The SEBI has full autonomy and authority to regulate and develop the capital market. The government has framed rules under Securities Contracts (Regulation) Act, 1956, Securities and Exchange Board of India Act, 1992 and Depositories Act, 1996. The Government and the SEBI issue notifications, guidelines and circulars which need to be complied with by market participants, and so that the public knows about them.
SEBI’s efforts are to create effective surveillance mechanism for the securities market, and encourage responsible and accountable autonomy on the part of all players the market that should discipline themselves and observe the rules of the game. This would be possible, if the intermediaries set themselves up as effective self-regulatory bodies. Self-regulation is therefore the cornerstone of the regulatory framework advocated by SEBI.
However, self-regulation can work only if there is an effective regulatory body overseeing activities of self-regulatory organizations. Thus SEBI endeavors to provide a controller structure for effective mobilization and allotment of wealth through the securities market.

Corporate Governance
A corporation is a made up of various stakeholders, namely, customers, employees, investors, vendor partners, government and society. So it should be fair and transparent to its stakeholders in all its transactions. Corporate Governance ensures the benefit of all stakeholders, which results in the benefit of the corporate. Corporate governance is about ethical conduct in business and ethics is concerned with the code of values and principles that enables a person to choose between right and wrong, and therefore, select from alternative courses of action. Corporations need to recognize that their growth requires the cooperation of all the stakeholder and such cooperation is enhanced by the corporation adhering to the best corporate governance practices.
Corporate governance is beyond the realm of law. It deals with conducting the affairs of a company such that there is fairness to all stakeholders and that its actions benefit the greatest number of stakeholders. It is about openness, integrity and accountability, thus involves a moral duty. What legislation can and should do is to lay down a common framework – the “form” to ensure legal standards of this moral duty.
The relationships of the Board and management shall be characterized by sincerity; their relationships with employees shall be characterized by fairness; their relationships with the communities in which they operate shall be characterized by good citizenship; and their relationships with government shall be characterized by a commitment to compliance. Good corporate governance also helps ensure that corporations take into account the interests of a wide range of constituencies, as well as of the communities within which they operate. Further, it ensures that their Boards are accountable to the shareholders. Evidence suggests that companies that do not employ meaningful governance procedures can pay a significant risk premium when competing for scarce capital in the public markets.
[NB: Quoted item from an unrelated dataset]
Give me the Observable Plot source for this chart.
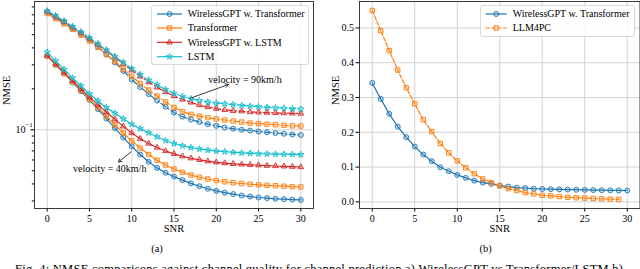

Role of SEBI in corporate governance
SEBI is the capital market regulator in India and has been active in recent years in its efforts to usher in a standard form of corporate governance. The Accounting Standards Committee of the SEBI as well as the Kumar Mangalam Birla Committee (2000) on Corporate Governance has identified three key aspects of corporate governance: accountability, transparency and equality of all stakeholders. These three main aspects are fulfilled and ensured by the role of SEBI.
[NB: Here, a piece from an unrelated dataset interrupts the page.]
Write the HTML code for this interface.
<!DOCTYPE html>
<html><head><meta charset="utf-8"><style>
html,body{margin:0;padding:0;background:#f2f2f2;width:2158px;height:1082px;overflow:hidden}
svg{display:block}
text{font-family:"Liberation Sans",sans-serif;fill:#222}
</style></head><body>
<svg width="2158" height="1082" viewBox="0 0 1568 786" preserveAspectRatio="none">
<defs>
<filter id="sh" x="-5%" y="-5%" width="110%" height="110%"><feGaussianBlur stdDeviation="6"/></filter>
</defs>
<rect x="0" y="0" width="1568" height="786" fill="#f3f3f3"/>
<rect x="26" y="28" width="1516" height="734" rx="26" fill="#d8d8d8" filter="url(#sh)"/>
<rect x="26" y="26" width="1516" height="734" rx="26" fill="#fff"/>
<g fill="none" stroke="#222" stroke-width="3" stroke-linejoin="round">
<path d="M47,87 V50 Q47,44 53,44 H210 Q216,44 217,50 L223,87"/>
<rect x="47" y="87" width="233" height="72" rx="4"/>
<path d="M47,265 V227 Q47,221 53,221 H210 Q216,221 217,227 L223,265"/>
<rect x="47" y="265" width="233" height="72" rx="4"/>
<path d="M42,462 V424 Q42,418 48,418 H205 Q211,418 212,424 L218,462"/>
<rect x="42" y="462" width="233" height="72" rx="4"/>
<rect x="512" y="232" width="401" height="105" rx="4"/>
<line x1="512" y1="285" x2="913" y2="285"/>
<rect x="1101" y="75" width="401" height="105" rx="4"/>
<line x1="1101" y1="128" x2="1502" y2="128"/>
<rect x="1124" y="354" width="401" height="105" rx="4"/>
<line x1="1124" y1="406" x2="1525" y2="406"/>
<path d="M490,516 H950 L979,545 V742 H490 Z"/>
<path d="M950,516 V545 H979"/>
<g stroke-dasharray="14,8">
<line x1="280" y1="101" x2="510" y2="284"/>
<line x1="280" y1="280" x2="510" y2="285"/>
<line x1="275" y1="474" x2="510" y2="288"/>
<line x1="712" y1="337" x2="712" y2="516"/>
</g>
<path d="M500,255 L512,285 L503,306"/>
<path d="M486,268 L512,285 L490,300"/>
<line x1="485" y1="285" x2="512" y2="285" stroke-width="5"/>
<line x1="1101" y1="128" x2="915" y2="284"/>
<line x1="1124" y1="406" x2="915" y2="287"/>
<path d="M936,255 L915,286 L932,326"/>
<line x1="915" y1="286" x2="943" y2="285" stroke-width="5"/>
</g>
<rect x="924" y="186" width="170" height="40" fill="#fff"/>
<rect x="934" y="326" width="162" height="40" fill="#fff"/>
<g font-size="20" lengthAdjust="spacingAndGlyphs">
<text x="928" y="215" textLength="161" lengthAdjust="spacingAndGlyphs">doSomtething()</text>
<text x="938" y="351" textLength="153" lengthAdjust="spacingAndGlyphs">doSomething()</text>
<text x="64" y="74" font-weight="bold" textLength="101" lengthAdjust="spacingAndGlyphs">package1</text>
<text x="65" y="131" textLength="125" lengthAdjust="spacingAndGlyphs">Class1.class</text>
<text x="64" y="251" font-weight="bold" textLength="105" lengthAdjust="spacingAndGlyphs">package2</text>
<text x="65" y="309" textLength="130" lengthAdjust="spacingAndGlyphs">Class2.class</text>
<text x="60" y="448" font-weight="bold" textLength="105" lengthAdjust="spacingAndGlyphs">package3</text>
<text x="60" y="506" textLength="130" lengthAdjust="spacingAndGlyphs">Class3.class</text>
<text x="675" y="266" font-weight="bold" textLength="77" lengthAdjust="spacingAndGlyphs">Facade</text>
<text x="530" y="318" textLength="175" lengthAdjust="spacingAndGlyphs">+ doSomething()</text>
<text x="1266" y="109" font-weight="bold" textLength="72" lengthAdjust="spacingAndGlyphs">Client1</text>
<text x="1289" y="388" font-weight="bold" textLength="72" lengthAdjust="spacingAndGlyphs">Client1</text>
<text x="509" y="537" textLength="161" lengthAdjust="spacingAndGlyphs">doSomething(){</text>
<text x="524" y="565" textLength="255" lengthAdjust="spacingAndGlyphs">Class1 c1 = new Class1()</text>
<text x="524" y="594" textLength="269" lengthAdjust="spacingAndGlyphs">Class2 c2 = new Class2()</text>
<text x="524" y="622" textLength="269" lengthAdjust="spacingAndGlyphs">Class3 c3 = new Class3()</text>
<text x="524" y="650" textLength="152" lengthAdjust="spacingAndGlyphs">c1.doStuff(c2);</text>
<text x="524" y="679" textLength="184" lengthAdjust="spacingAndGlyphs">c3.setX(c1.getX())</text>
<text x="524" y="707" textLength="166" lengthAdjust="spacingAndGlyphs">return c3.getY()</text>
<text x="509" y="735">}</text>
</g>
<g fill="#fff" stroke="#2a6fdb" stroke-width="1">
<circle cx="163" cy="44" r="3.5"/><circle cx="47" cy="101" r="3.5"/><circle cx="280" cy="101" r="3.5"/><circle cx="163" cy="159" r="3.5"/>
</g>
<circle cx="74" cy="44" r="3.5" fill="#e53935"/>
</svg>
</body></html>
SEBI had set up an Accounting Standards Committee to review the continuous disclosure requirements under the listing agreement for listed companies. SEBI has been closely interacting with the ICAI to ensure that Indian accounting standards are at par with international practices. Thus, SEBI promotes transparency among the companies and ensures fulfillment of one of the key aspects of corporate governance. The SEBI Board decided that henceforth no stock broker member of any stock exchange shall be an office bearer of the exchanges i.e., hold the position of president, vice-president, treasurer etc. This decision of SEBI in regard to corporate governance promoted accountability among key persons of company.
The issue of corporate governance involves besides shareholders, all other stakeholders. Thus corporate governance is from the point of view of the stakeholders and in particular that of the shareholders and investors, because they are the raison de etre for corporate governance and also the prime constituency of SEBI.
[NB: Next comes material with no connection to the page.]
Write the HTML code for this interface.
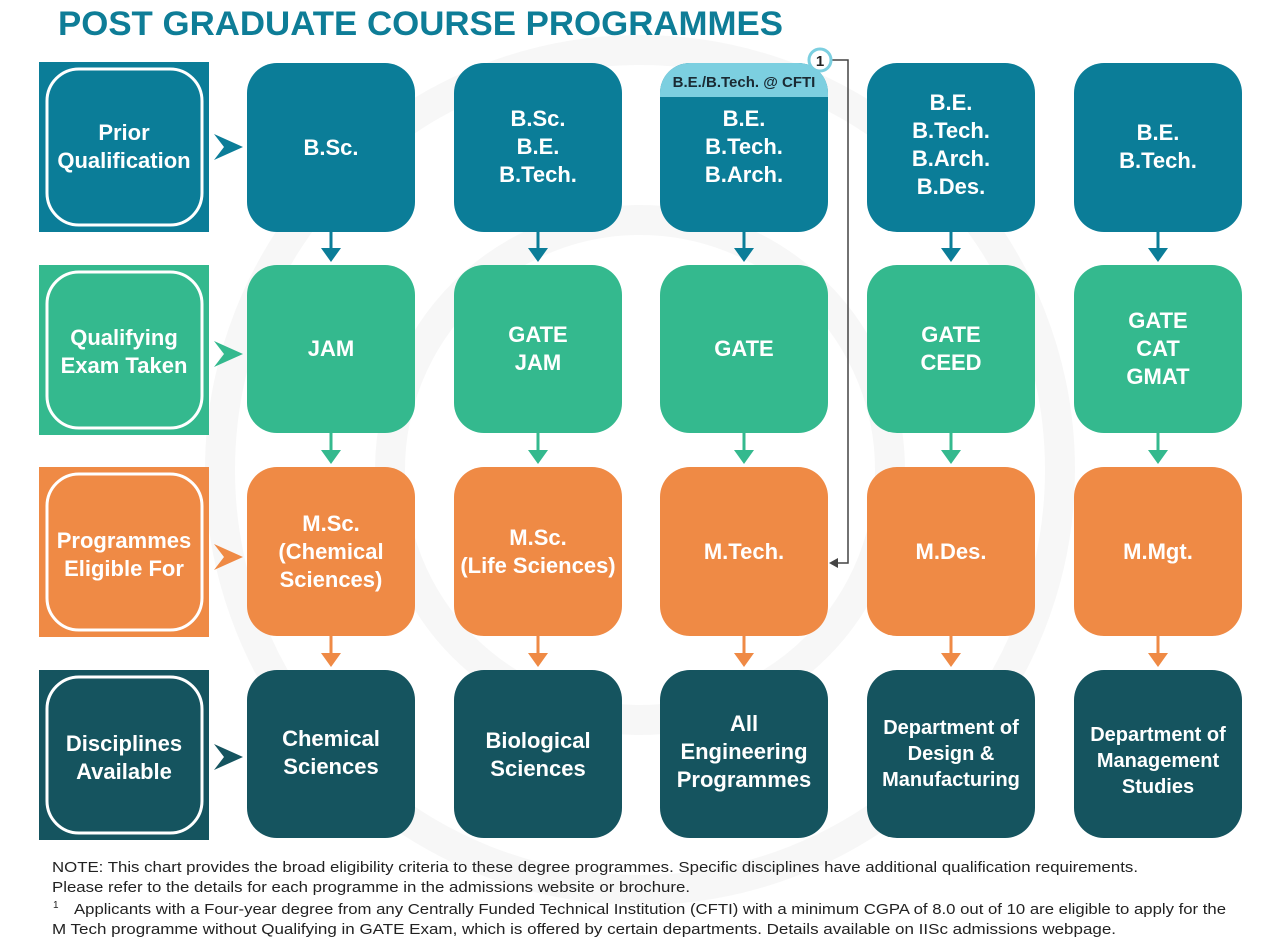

Companies need to disclose as per law, information in their annual reports which will enable shareholders to know, where the companies, in which they have invested, stand with respect to specific initiatives taken to ensure robust corporate governance.
The Securities and Exchange Board of India (SEBI) Act, 1992 established the independent capital market regulatory authority, SEBI, with the objective to protect the interests of investors in securities, and promote and regulate the securities market.
Corporate governance initiatives in India began in 1998 with the Desirable Code of Corporate Governance, a voluntary code published by the CII, and the first formal regulatory framework for listed companies specifically for corporate governance, established by the SEBI. The latter was made in February 2000, following the recommendations of the Kumarmangalam Birla Committee Report.
The recommendations of the committee were divided into mandatory and non-mandatory categories. The mandatory recommendations led the Securities and Exchange Board of India to revise the clause 49 of the listing agreement that deals with Corporate Governance and states the corporate governance practices that listed companies must follow. The revised clause 49(1) stipulates inter alia that a code of conduct for all the Board Members and Senior Management (Members of Core Management Committee, including all Functional Heads) must be laid down and this should be posted in the website of the company. The Securities and Exchange Board at its Board Meeting held on 25th April, 2006 adopted the code of conduct and made it applicable to all members of Company Boards and Senior Management Personnel to enhance the smooth running of all corporate bodies.
Financial disclosure is a critical component of effective corporate governance. Hence SEBI guidelines for the same are Securities and Exchange Board of India (Issue of Capital and Disclosure Requirements) Regulations, Securities and Exchange Board of India (Substantial Acquisition of Shares and Takeovers) Regulations, 2011, Securities and Exchange Board of India (Substantial Acquisition of Shares and Takeovers) Regulations, 2011.


Due to the dynamics of markets, the standards of corporate governance are evolving continuously and thus efforts to improve those standards must continue too.There is a need for ethical governance and management, and for the need to look beyond mere systems and procedures. This will ensure compliance with corporate governance codes, in substance and not merely in form. One of the goals of good corporate governance is investor protection, which the objective with which SEBI was set up. The individual investor is the most vulnerable person as he is at the end of a chain of financial information. This chain has all the players involved including the management, directors, auditors, brokers, analysts and members of public investing in the stock market. Many of the links in this chain need to be strengthened or replaced to preserve its integrity and thus protect the interest of the investors. Therefore the exiting norms of SEBI on corporate governance can be reviewed from two perspectives, first to evaluate the adequacy of the existing practices, and to further improve the existing practices, for the efficient and effective norms of corporate governance to be in our country and develop the corporates.